Está Lisboa entera bullendo de vida y brillando de pura hermosura.
Conviene
destacar algunos establecimientos, a saber: Ô Chapitó en Costa do
Castelo, 7, un lounge-bar restaurante donde puede el viajero degustar
su cuidada coktelería y alargar ad infinitum la noche
lisboeta. El Velho Macedo, en la rua da Madalena 117, un pequeño
bistró con sólo cinco o seis mesas donde se sirven las exquisiteces
más típicas de la cocina portuguesa. El restaurante Clara Chiado,
en largo Rafael Bordalo Pinheiro 17, un sitio elegante con una cocina
algo más de diseño y un poco más cara de lo habitual en Lisboa. El
Coraçao de Sé, tv do Almargem, 4, un establecimiento pequeño y
modesto con deliciosos platos del día, muy cerca de la Seo, la
catedral. El Clube do fado, en rua S. Joao da Praça 94, uno de los
mejores de Lisboa para escuchar fado en vivo. El llamado Café
Martinho da Arca, que a pesar de su título, es un restaurante
magníficamente situado en la plaça del Comercio 3, bajo los
soportales, su especialidad son los arroces y los mariscos. La Casa
do Alentejo, en rua Port. Sto. Antao 58, un viejo edificio, casa
regional, decorado con profusión de azulejos maravillosos. Deliciosa
cocina y biblioteca que puede visitarse.
Aun
hay más. El Musseu da Cerveija, en la plaça del Comercio, parada
inevitable para todos los amantes del dorado líquido. La Pastelaria
Suiça, en plaça del Rossio 96-104, una pastelería-cafetería ideal
para desayunos potentes aptos para turistas todoterreno. La Antiga
Confeitaria de Belem, llamada ahora Pasteis de Belem, en rua de Belem
84-92, todo un templo pastelero que no debe dejar de visitarse.

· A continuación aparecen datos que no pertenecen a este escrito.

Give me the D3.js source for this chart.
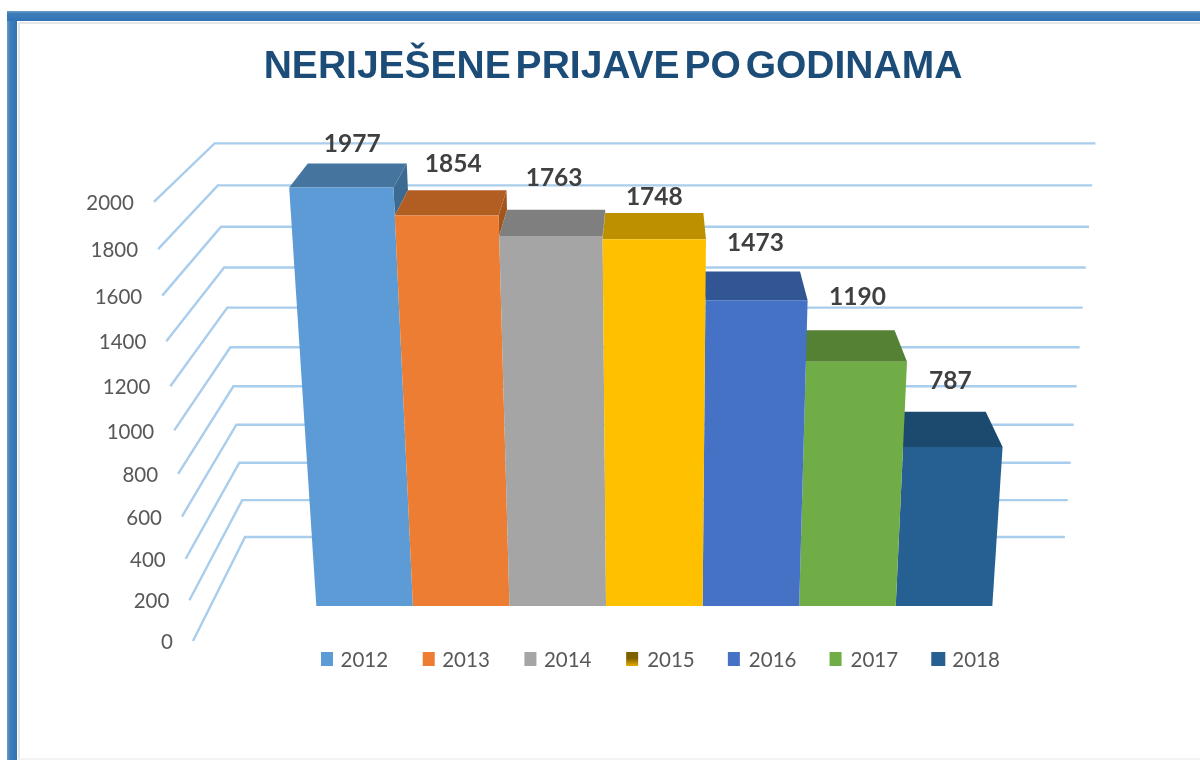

Además de comprar alguna cajita de pasteles para llevar, es obligado
tomarse allí un café y probar un par de pasteis de nata (un par o
los que se tercien). Así recién hechos y calentitos están
impresionantes. Por último, pero no menos importante, hay que
visitar A Ginjinha, en largo de Sao Domingos, 8, junto al Rossio. Se
trata de un diminuto local con un mostrador de apenas metro y medio,
que sirve copas de licor de ginja, aguardiente de cerezas que es
probablemente la bebida alcohólica más popular de Lisboa.
Levantando
esa copa de dulce y olorosa ginjinha, se despide Bigotini de Lisboa,
una perla asomada al infinito océano, que quedó para siempre
grabada en nuestro recuerdo.
Haría
cualquier cosa por recuperar la juventud... excepto hacer ejercicio,
madrugar o ser un miembro útil a la sociedad. Oscar Wilde.